NEW DELHI: For decades, the evolution of the Indian monsoon has not been entirely understood. Nor have scientists decoded how it intensified and how it has varied with time, leaving gaps in how they understand a recurring climate phenomena on such a large scale. By analysing sediment from the Bay of Bengal, researchers have found that the present Indian monsoon system, as we have it now, goes back at least 27 million years.
“Previous studies only went as far back as 12 million years. They used wind and vegetation data, but that would not paint a clear picture of Monsoon intensity,” corresponding author Sajid Ali from the Birbal Sahni Institute of Palaeontology in Lucknow told TOI.

“We analysed sediment from the Bay of Bengal. Change in sediment is directly linked to change in monsoon … The presence of minerals depends on the intensity of monsoon. Different minerals are formed when the monsoon is strong and others when it is weak.”
For the study, to be published in Wiley journal ‘Paleoceanography and Paleoclimatology’, they collected 38 sediment samples of Bay of Bengal under Japan’s International Ocean Discovery Program, which were then analysed in Germany.

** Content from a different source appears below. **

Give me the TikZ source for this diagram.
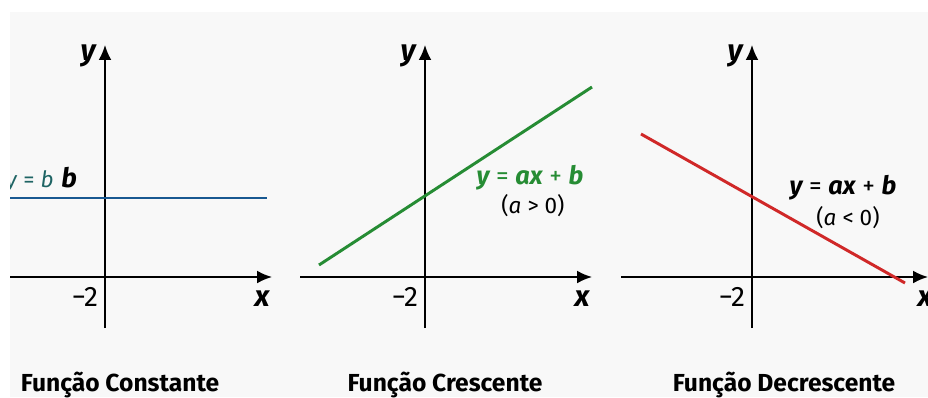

Then, they studied the nano fossils (plankton which are one thousand millionth of a metre) from the bottom of the sediment deposits.
“Those were found to be 27 million years old, the age we conclude for the present Indian Monsoon system,” Ali explained.
To understand how stable monsoon was
— that is, the fluctuation patterns of precipitation — they conducted radiogenic isotope analysis (in which radioactive decay gives an indication of time or duration of a geological event) and then tested for the presence of clay minerals.
The clay was found to have originated from the Himalayas and the Indo-Burman range.
“And we found the presence of four clay minerals — illite, chlorite, smectite and kaolinite — was more than 60% in some samples. This is tied to increased weathering (wearing down) of rocks. That was around 13.9 million years ago,” Ali said. More physical weathering means more precipitation.
“In other samples, the presence of clay minerals was less than 40%. That was about 9 million years ago.”

Points like these on the geologic time scale are important markers of monsoon variability.
“A pronounced increase in physical erosion coincident with global cooling about 14 million years ago points to a shift in the weathering regime,” the supplementary information to the paper said.
Ali said that is what they will work on next: “With high-resolution studies around these points, like 13.9 million years ago or 9 million years ago, we can explain monsoon variability better and compare it with global climate systems.”